> Given exercise
Beneath this task is a listing; retype all of it exactly.

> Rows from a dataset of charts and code
----

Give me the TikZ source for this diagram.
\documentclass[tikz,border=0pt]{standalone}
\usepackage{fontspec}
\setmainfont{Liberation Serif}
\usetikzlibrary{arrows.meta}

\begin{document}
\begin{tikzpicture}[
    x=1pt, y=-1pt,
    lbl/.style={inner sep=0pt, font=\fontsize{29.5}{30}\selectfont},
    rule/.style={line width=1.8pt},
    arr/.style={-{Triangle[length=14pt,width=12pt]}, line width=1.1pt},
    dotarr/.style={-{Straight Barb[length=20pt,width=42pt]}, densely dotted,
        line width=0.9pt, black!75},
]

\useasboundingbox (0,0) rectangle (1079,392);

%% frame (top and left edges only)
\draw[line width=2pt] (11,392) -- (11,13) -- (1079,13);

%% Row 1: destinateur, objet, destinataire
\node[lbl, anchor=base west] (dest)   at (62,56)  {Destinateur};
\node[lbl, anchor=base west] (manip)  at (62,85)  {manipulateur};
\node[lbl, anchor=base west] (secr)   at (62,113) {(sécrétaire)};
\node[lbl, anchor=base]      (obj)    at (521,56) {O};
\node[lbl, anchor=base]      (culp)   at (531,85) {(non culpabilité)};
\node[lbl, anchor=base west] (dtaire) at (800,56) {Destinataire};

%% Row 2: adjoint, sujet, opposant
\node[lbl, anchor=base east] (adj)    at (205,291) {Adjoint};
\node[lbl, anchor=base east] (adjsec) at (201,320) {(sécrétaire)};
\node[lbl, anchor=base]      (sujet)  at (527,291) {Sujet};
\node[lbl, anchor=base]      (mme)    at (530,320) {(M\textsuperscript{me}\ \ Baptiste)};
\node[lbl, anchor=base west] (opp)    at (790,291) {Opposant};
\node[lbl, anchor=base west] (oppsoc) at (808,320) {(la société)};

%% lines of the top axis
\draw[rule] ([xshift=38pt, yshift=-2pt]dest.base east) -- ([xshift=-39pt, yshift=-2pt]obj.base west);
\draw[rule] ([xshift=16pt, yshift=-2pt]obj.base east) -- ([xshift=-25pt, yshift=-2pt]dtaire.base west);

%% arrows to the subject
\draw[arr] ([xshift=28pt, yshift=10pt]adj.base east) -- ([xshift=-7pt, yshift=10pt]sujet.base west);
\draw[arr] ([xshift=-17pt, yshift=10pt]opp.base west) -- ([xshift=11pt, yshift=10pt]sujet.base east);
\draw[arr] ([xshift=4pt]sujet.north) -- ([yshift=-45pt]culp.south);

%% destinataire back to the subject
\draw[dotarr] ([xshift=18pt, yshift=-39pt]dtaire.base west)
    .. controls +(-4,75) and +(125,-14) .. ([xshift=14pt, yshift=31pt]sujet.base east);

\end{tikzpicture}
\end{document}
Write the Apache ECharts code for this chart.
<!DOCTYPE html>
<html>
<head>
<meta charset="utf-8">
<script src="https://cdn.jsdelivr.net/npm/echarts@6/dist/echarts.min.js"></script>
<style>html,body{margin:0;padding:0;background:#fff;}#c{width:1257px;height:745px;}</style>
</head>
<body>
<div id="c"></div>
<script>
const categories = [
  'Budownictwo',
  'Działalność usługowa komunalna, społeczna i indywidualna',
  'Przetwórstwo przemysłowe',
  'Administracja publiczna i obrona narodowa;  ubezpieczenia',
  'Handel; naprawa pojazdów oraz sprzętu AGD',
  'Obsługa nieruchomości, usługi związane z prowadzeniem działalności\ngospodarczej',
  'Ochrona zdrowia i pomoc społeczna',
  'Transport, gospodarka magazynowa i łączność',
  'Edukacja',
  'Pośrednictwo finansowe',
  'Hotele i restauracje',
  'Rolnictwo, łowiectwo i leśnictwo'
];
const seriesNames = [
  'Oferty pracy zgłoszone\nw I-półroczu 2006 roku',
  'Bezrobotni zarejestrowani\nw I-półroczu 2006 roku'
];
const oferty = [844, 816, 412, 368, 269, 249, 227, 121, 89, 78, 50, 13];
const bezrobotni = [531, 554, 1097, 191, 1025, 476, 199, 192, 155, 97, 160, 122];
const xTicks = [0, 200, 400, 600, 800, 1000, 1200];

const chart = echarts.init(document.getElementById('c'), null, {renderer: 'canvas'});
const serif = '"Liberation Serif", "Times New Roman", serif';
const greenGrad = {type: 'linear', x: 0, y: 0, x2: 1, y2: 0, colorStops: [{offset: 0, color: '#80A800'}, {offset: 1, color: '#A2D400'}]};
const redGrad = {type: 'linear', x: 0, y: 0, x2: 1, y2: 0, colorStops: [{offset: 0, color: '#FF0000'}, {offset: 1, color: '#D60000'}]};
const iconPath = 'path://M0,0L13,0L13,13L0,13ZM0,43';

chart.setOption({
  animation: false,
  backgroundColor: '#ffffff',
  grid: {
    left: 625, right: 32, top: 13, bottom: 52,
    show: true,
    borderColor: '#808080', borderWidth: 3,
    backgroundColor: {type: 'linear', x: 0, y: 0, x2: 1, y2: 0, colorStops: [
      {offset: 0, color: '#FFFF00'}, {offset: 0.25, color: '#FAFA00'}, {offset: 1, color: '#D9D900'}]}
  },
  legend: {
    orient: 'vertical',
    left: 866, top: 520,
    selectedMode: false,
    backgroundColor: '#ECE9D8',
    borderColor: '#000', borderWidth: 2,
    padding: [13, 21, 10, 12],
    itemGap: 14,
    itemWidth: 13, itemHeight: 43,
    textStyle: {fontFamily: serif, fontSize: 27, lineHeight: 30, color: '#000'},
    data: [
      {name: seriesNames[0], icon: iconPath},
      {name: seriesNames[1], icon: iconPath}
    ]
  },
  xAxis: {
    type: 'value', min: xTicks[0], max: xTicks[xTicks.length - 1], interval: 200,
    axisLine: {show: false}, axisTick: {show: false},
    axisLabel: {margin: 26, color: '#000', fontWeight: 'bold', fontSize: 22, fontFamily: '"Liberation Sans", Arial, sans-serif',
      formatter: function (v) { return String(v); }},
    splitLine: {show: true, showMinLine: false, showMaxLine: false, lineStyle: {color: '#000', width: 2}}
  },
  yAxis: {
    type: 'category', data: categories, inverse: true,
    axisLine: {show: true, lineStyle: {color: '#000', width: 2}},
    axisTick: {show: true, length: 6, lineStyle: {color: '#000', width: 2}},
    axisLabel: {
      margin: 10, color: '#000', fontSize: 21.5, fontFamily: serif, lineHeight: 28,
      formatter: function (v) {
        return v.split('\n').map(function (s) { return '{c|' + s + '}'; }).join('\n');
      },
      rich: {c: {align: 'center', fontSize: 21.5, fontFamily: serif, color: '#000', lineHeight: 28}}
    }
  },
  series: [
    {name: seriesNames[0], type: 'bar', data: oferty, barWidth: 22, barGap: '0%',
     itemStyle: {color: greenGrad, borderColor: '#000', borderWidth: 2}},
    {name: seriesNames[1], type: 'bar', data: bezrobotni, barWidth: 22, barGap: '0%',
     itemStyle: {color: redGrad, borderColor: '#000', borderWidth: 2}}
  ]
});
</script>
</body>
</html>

----

> Solution below
Give me the TikZ source for this diagram.
\documentclass[tikz,border=0pt]{standalone}
\usepackage{fontspec}
\setmainfont{Liberation Serif}
\usetikzlibrary{arrows.meta}

\begin{document}
\begin{tikzpicture}[
    x=1pt, y=-1pt,
    lbl/.style={inner sep=0pt, font=\fontsize{29.5}{30}\selectfont},
    rule/.style={line width=1.8pt},
    arr/.style={-{Triangle[length=14pt,width=12pt]}, line width=1.1pt},
    dotarr/.style={-{Straight Barb[length=20pt,width=42pt]}, densely dotted,
        line width=0.9pt, black!75},
]

\useasboundingbox (0,0) rectangle (1079,392);

%% frame (top and left edges only)
\draw[line width=2pt] (11,392) -- (11,13) -- (1079,13);

%% Row 1: destinateur, objet, destinataire
\node[lbl, anchor=base west] (dest)   at (62,56)  {Destinateur};
\node[lbl, anchor=base west] (manip)  at (62,85)  {manipulateur};
\node[lbl, anchor=base west] (secr)   at (62,113) {(sécrétaire)};
\node[lbl, anchor=base]      (obj)    at (521,56) {O};
\node[lbl, anchor=base]      (culp)   at (531,85) {(non culpabilité)};
\node[lbl, anchor=base west] (dtaire) at (800,56) {Destinataire};

%% Row 2: adjoint, sujet, opposant
\node[lbl, anchor=base east] (adj)    at (205,291) {Adjoint};
\node[lbl, anchor=base east] (adjsec) at (201,320) {(sécrétaire)};
\node[lbl, anchor=base]      (sujet)  at (527,291) {Sujet};
\node[lbl, anchor=base]      (mme)    at (530,320) {(M\textsuperscript{me}\ \ Baptiste)};
\node[lbl, anchor=base west] (opp)    at (790,291) {Opposant};
\node[lbl, anchor=base west] (oppsoc) at (808,320) {(la société)};

%% lines of the top axis
\draw[rule] ([xshift=38pt, yshift=-2pt]dest.base east) -- ([xshift=-39pt, yshift=-2pt]obj.base west);
\draw[rule] ([xshift=16pt, yshift=-2pt]obj.base east) -- ([xshift=-25pt, yshift=-2pt]dtaire.base west);

%% arrows to the subject
\draw[arr] ([xshift=28pt, yshift=10pt]adj.base east) -- ([xshift=-7pt, yshift=10pt]sujet.base west);
\draw[arr] ([xshift=-17pt, yshift=10pt]opp.base west) -- ([xshift=11pt, yshift=10pt]sujet.base east);
\draw[arr] ([xshift=4pt]sujet.north) -- ([yshift=-45pt]culp.south);

%% destinataire back to the subject
\draw[dotarr] ([xshift=18pt, yshift=-39pt]dtaire.base west)
    .. controls +(-4,75) and +(125,-14) .. ([xshift=14pt, yshift=31pt]sujet.base east);

\end{tikzpicture}
\end{document}
Write the Apache ECharts code for this chart.
<!DOCTYPE html>
<html>
<head>
<meta charset="utf-8">
<script src="https://cdn.jsdelivr.net/npm/echarts@6/dist/echarts.min.js"></script>
<style>html,body{margin:0;padding:0;background:#fff;}#c{width:1257px;height:745px;}</style>
</head>
<body>
<div id="c"></div>
<script>
const categories = [
  'Budownictwo',
  'Działalność usługowa komunalna, społeczna i indywidualna',
  'Przetwórstwo przemysłowe',
  'Administracja publiczna i obrona narodowa;  ubezpieczenia',
  'Handel; naprawa pojazdów oraz sprzętu AGD',
  'Obsługa nieruchomości, usługi związane z prowadzeniem działalności\ngospodarczej',
  'Ochrona zdrowia i pomoc społeczna',
  'Transport, gospodarka magazynowa i łączność',
  'Edukacja',
  'Pośrednictwo finansowe',
  'Hotele i restauracje',
  'Rolnictwo, łowiectwo i leśnictwo'
];
const seriesNames = [
  'Oferty pracy zgłoszone\nw I-półroczu 2006 roku',
  'Bezrobotni zarejestrowani\nw I-półroczu 2006 roku'
];
const oferty = [844, 816, 412, 368, 269, 249, 227, 121, 89, 78, 50, 13];
const bezrobotni = [531, 554, 1097, 191, 1025, 476, 199, 192, 155, 97, 160, 122];
const xTicks = [0, 200, 400, 600, 800, 1000, 1200];

const chart = echarts.init(document.getElementById('c'), null, {renderer: 'canvas'});
const serif = '"Liberation Serif", "Times New Roman", serif';
const greenGrad = {type: 'linear', x: 0, y: 0, x2: 1, y2: 0, colorStops: [{offset: 0, color: '#80A800'}, {offset: 1, color: '#A2D400'}]};
const redGrad = {type: 'linear', x: 0, y: 0, x2: 1, y2: 0, colorStops: [{offset: 0, color: '#FF0000'}, {offset: 1, color: '#D60000'}]};
const iconPath = 'path://M0,0L13,0L13,13L0,13ZM0,43';

chart.setOption({
  animation: false,
  backgroundColor: '#ffffff',
  grid: {
    left: 625, right: 32, top: 13, bottom: 52,
    show: true,
    borderColor: '#808080', borderWidth: 3,
    backgroundColor: {type: 'linear', x: 0, y: 0, x2: 1, y2: 0, colorStops: [
      {offset: 0, color: '#FFFF00'}, {offset: 0.25, color: '#FAFA00'}, {offset: 1, color: '#D9D900'}]}
  },
  legend: {
    orient: 'vertical',
    left: 866, top: 520,
    selectedMode: false,
    backgroundColor: '#ECE9D8',
    borderColor: '#000', borderWidth: 2,
    padding: [13, 21, 10, 12],
    itemGap: 14,
    itemWidth: 13, itemHeight: 43,
    textStyle: {fontFamily: serif, fontSize: 27, lineHeight: 30, color: '#000'},
    data: [
      {name: seriesNames[0], icon: iconPath},
      {name: seriesNames[1], icon: iconPath}
    ]
  },
  xAxis: {
    type: 'value', min: xTicks[0], max: xTicks[xTicks.length - 1], interval: 200,
    axisLine: {show: false}, axisTick: {show: false},
    axisLabel: {margin: 26, color: '#000', fontWeight: 'bold', fontSize: 22, fontFamily: '"Liberation Sans", Arial, sans-serif',
      formatter: function (v) { return String(v); }},
    splitLine: {show: true, showMinLine: false, showMaxLine: false, lineStyle: {color: '#000', width: 2}}
  },
  yAxis: {
    type: 'category', data: categories, inverse: true,
    axisLine: {show: true, lineStyle: {color: '#000', width: 2}},
    axisTick: {show: true, length: 6, lineStyle: {color: '#000', width: 2}},
    axisLabel: {
      margin: 10, color: '#000', fontSize: 21.5, fontFamily: serif, lineHeight: 28,
      formatter: function (v) {
        return v.split('\n').map(function (s) { return '{c|' + s + '}'; }).join('\n');
      },
      rich: {c: {align: 'center', fontSize: 21.5, fontFamily: serif, color: '#000', lineHeight: 28}}
    }
  },
  series: [
    {name: seriesNames[0], type: 'bar', data: oferty, barWidth: 22, barGap: '0%',
     itemStyle: {color: greenGrad, borderColor: '#000', borderWidth: 2}},
    {name: seriesNames[1], type: 'bar', data: bezrobotni, barWidth: 22, barGap: '0%',
     itemStyle: {color: redGrad, borderColor: '#000', borderWidth: 2}}
  ]
});
</script>
</body>
</html>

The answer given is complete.